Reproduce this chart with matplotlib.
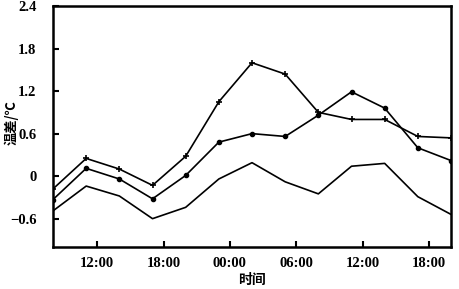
import numpy as np
import matplotlib as mpl
mpl.use('Agg')
import matplotlib.pyplot as plt

# hours since 08:00 of the first day, one reading every 3 hours
hours = np.arange(0, 37, 3)
tick_pos = [4, 10, 16, 22, 28, 34]
tick_labels = ['12:00', '18:00', '00:00', '06:00', '12:00', '18:00']

top_line = [-0.18, 0.25, 0.10, -0.13, 0.28, 1.05, 1.60, 1.44, 0.90, 0.80, 0.80, 0.56, 0.54]
mid_line = [-0.33, 0.11, -0.04, -0.32, 0.01, 0.48, 0.60, 0.56, 0.86, 1.19, 0.96, 0.40, 0.22]
low_line = [-0.49, -0.14, -0.28, -0.60, -0.44, -0.04, 0.19, -0.08, -0.25, 0.14, 0.18, -0.29, -0.54]

plt.rcParams['font.family'] = ['Liberation Serif', 'Noto Sans CJK SC']

fig = plt.figure(figsize=(4.59, 2.89), dpi=100)
ax = fig.add_axes([0.1155, 0.1453, 0.8671, 0.8337])

ax.plot(hours, top_line, color='black', lw=1.2, marker='+', ms=5, mew=1.2)
ax.plot(hours, mid_line, color='black', lw=1.2, marker='o', ms=3)
ax.plot(hours, low_line, color='black', lw=1.2)

ax.set_xlim(0, 36)
ax.set_ylim(-1.0, 2.4)
ax.set_xticks(tick_pos)
ax.set_xticklabels(tick_labels)
ax.set_yticks([-0.6, 0, 0.6, 1.2, 1.8, 2.4])
ax.set_yticklabels(['\u22120.6', '0', '0.6', '1.2', '1.8', '2.4'])
ax.tick_params(direction='in', length=4, width=1.5, labelsize=10.5)
ax.tick_params(axis='x', pad=7)
ax.tick_params(axis='y', pad=12)
for lab in ax.get_xticklabels() + ax.get_yticklabels():
    lab.set_fontweight('bold')

for s in ax.spines.values():
    s.set_linewidth(1.8)

# y label sits close to the left edge, as in the original
fig.text(11 / 459, 1 - 123 / 289, '温差/℃', family=['Noto Sans CJK SC'], fontsize=9.5,
         fontweight='bold', rotation=90, ha='center', va='center')
ax.set_xlabel('时间', family=['Noto Sans CJK SC'], fontsize=10, fontweight='bold', labelpad=2)

plt.savefig('out.png', dpi=100)
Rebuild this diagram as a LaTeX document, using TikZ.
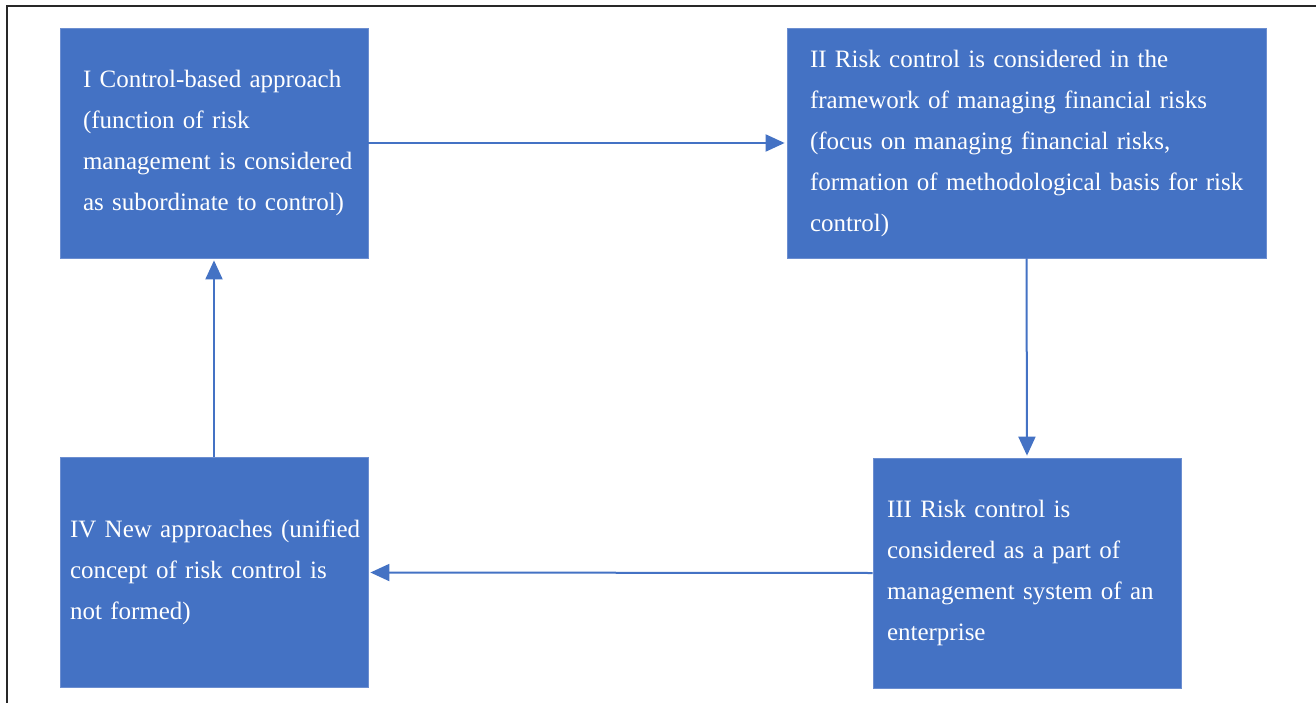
\documentclass[tikz,border=0pt]{standalone}
\usepackage{fontspec}
\setmainfont{Liberation Serif}
\usetikzlibrary{arrows.meta}
\definecolor{boxblue}{RGB}{68,114,196}
\definecolor{boxedge}{RGB}{108,142,208}
\definecolor{frameline}{RGB}{40,40,40}
\newcommand\stagetext[2]{\leftskip=#1\rightskip=0pt plus 1fil\parindent=0pt\parfillskip=0pt plus 1fil\relax #2\par}
\tikzset{
  stagebox/.style={rectangle, fill=boxblue, draw=boxedge, line width=0.8pt,
    text=white, inner xsep=0pt, inner ysep=0pt,
    font=\fontsize{25}{41}\selectfont, minimum height=230pt},
  flowarrow/.style={draw=boxblue, line width=2pt,
    -{Triangle[length=19pt,width=17pt]}, shorten >=2pt}
}
\begin{document}
\begin{tikzpicture}[x=1pt,y=-1pt]
\useasboundingbox (0,0) rectangle (1316,703);
\fill[white] (0,0) rectangle (1316,703);
\coordinate (frameBL) at (7,703);
\coordinate (frameTL) at (7,6);
\coordinate (frameTR) at (1316,6);
\draw[frameline, line width=1.5pt] (frameBL) -- (frameTL) -- (frameTR);

\node[stagebox, text width=308pt, minimum width=308pt] (I) at (214,143)
  {\stagetext{23pt}{I Control-based approach\par(function of risk\par management is considered\par as subordinate to control)}};
\node[stagebox, text width=479pt, minimum width=479pt] (II) at (1026.5,143)
  {\stagetext{23pt}{II Risk control is considered in the\par framework of managing financial risks\par(focus on managing financial risks,\par formation of methodological basis for risk\par control)}};
\node[stagebox, text width=308pt, minimum width=308pt] (III) at (1027,573)
  {\stagetext{14pt}{III Risk control is\par considered as a part of\par management system of an\par enterprise}};
\node[stagebox, text width=308pt, minimum width=308pt] (IV) at (214,572.5)
  {\stagetext{10pt}{IV New approaches (unified\par concept of risk control is\par not formed)}};

\draw[flowarrow] (I.east) -- (II.west);
\draw[flowarrow] (II.south) -- (III.north);
\draw[flowarrow] (III.west) -- (IV.east);
\draw[flowarrow] (IV.north) -- (I.south);
\end{tikzpicture}
\end{document}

○ ○ ○ ○ ○ ○ ○

Problem description »
Go through the lines above. Select every one that has the string "this".

Written answer »
Reproduce this chart with matplotlib.
Rebuild this diagram as a LaTeX document, using TikZ.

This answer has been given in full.